Problem statement: In the material below, please retype the lines from the very first through the one with "3327, 3926, 4560, 5210, 5850]", exactly and without pictures.
========================================
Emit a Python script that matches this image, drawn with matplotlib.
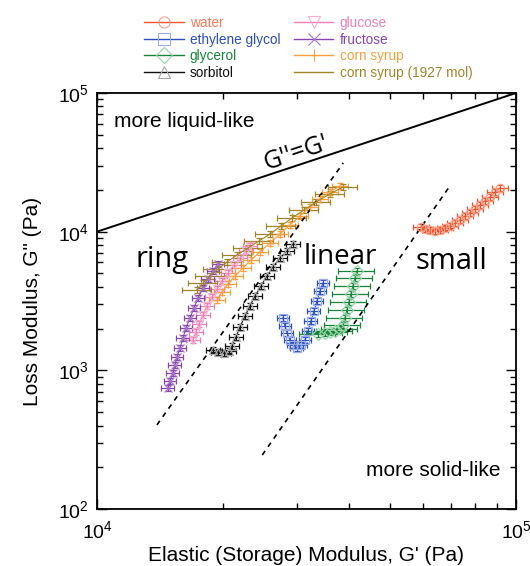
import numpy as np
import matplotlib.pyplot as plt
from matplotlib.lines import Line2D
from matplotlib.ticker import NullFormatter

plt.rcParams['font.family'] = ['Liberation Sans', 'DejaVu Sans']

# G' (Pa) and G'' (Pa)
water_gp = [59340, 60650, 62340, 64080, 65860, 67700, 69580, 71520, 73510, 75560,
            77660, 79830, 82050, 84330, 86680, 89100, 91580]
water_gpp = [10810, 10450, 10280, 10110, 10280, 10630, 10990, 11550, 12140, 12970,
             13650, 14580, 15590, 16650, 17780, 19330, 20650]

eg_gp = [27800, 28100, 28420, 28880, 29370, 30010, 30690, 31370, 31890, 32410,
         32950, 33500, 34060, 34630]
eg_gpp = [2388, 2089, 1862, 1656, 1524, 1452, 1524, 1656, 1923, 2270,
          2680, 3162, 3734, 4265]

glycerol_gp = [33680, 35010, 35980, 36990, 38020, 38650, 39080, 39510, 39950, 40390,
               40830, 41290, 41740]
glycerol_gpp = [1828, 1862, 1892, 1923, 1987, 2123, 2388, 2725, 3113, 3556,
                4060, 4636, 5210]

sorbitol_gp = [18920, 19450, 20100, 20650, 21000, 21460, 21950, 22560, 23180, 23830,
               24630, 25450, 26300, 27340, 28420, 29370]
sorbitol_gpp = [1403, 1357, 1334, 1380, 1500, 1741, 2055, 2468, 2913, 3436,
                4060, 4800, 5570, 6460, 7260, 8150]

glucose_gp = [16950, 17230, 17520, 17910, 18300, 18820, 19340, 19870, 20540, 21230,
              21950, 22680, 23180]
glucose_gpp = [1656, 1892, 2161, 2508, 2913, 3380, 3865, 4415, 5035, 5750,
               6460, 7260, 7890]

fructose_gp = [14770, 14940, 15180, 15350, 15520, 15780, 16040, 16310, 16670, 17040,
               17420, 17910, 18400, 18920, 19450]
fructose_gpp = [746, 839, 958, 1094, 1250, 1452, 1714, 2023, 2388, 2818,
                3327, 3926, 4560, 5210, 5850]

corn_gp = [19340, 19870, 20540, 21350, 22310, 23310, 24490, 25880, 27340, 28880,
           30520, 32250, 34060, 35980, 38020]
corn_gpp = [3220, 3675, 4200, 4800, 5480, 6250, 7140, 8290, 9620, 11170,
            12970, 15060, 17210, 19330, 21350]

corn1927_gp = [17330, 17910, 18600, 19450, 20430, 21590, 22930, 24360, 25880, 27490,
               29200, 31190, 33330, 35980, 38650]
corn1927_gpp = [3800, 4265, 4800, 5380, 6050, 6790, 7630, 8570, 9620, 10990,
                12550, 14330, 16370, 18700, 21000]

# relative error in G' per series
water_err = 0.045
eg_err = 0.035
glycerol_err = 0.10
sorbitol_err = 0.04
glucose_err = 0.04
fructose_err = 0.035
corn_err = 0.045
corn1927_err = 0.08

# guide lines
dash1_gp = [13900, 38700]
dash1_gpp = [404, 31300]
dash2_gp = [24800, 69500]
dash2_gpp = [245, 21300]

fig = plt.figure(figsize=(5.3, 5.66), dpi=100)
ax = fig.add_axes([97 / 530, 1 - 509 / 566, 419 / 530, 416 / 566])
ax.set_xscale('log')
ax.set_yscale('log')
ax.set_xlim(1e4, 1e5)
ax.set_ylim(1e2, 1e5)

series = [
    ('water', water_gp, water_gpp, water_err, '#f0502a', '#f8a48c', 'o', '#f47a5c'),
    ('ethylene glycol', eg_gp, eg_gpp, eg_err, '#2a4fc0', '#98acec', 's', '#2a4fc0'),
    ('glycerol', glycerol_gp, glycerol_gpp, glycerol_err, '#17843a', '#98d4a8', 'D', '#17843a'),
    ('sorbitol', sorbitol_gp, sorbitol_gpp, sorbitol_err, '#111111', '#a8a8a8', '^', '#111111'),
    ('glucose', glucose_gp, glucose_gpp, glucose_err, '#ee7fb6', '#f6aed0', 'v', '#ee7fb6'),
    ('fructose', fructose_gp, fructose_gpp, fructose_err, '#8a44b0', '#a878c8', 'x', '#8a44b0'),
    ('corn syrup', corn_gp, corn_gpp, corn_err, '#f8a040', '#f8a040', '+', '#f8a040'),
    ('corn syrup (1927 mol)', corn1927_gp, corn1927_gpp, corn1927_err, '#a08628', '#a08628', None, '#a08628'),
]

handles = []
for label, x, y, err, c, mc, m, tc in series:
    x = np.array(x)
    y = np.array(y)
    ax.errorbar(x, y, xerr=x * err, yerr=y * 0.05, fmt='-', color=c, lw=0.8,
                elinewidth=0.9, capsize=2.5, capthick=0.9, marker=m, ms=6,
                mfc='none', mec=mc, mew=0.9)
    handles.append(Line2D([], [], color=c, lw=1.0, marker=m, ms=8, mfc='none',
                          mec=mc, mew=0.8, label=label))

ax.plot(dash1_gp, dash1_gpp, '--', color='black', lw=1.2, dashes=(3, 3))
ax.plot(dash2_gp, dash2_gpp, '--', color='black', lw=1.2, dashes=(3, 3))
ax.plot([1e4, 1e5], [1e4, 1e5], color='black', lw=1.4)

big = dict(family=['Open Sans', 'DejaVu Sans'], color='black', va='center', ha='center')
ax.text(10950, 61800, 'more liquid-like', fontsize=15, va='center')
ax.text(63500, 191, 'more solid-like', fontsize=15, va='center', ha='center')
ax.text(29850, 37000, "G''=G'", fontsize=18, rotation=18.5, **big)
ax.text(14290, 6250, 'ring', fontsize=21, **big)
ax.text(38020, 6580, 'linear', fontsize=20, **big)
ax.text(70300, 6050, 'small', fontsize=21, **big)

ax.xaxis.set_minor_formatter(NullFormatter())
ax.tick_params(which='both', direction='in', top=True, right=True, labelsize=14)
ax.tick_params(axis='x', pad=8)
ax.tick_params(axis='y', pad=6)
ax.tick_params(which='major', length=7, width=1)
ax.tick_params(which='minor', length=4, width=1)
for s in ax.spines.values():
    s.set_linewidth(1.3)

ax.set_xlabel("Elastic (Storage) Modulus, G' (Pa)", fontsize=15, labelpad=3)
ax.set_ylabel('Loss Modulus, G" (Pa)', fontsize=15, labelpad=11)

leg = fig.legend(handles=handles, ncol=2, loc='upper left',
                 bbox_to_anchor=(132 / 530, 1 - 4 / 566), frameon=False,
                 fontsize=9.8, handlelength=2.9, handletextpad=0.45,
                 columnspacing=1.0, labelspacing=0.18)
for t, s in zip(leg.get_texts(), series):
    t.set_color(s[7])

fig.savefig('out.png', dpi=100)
========================================
Output:
Emit a Python script that matches this image, drawn with matplotlib.
import numpy as np
import matplotlib.pyplot as plt
from matplotlib.lines import Line2D
from matplotlib.ticker import NullFormatter

plt.rcParams['font.family'] = ['Liberation Sans', 'DejaVu Sans']

# G' (Pa) and G'' (Pa)
water_gp = [59340, 60650, 62340, 64080, 65860, 67700, 69580, 71520, 73510, 75560,
            77660, 79830, 82050, 84330, 86680, 89100, 91580]
water_gpp = [10810, 10450, 10280, 10110, 10280, 10630, 10990, 11550, 12140, 12970,
             13650, 14580, 15590, 16650, 17780, 19330, 20650]

eg_gp = [27800, 28100, 28420, 28880, 29370, 30010, 30690, 31370, 31890, 32410,
         32950, 33500, 34060, 34630]
eg_gpp = [2388, 2089, 1862, 1656, 1524, 1452, 1524, 1656, 1923, 2270,
          2680, 3162, 3734, 4265]

glycerol_gp = [33680, 35010, 35980, 36990, 38020, 38650, 39080, 39510, 39950, 40390,
               40830, 41290, 41740]
glycerol_gpp = [1828, 1862, 1892, 1923, 1987, 2123, 2388, 2725, 3113, 3556,
                4060, 4636, 5210]

sorbitol_gp = [18920, 19450, 20100, 20650, 21000, 21460, 21950, 22560, 23180, 23830,
               24630, 25450, 26300, 27340, 28420, 29370]
sorbitol_gpp = [1403, 1357, 1334, 1380, 1500, 1741, 2055, 2468, 2913, 3436,
                4060, 4800, 5570, 6460, 7260, 8150]

glucose_gp = [16950, 17230, 17520, 17910, 18300, 18820, 19340, 19870, 20540, 21230,
              21950, 22680, 23180]
glucose_gpp = [1656, 1892, 2161, 2508, 2913, 3380, 3865, 4415, 5035, 5750,
               6460, 7260, 7890]

fructose_gp = [14770, 14940, 15180, 15350, 15520, 15780, 16040, 16310, 16670, 17040,
               17420, 17910, 18400, 18920, 19450]
fructose_gpp = [746, 839, 958, 1094, 1250, 1452, 1714, 2023, 2388, 2818,
                3327, 3926, 4560, 5210, 5850]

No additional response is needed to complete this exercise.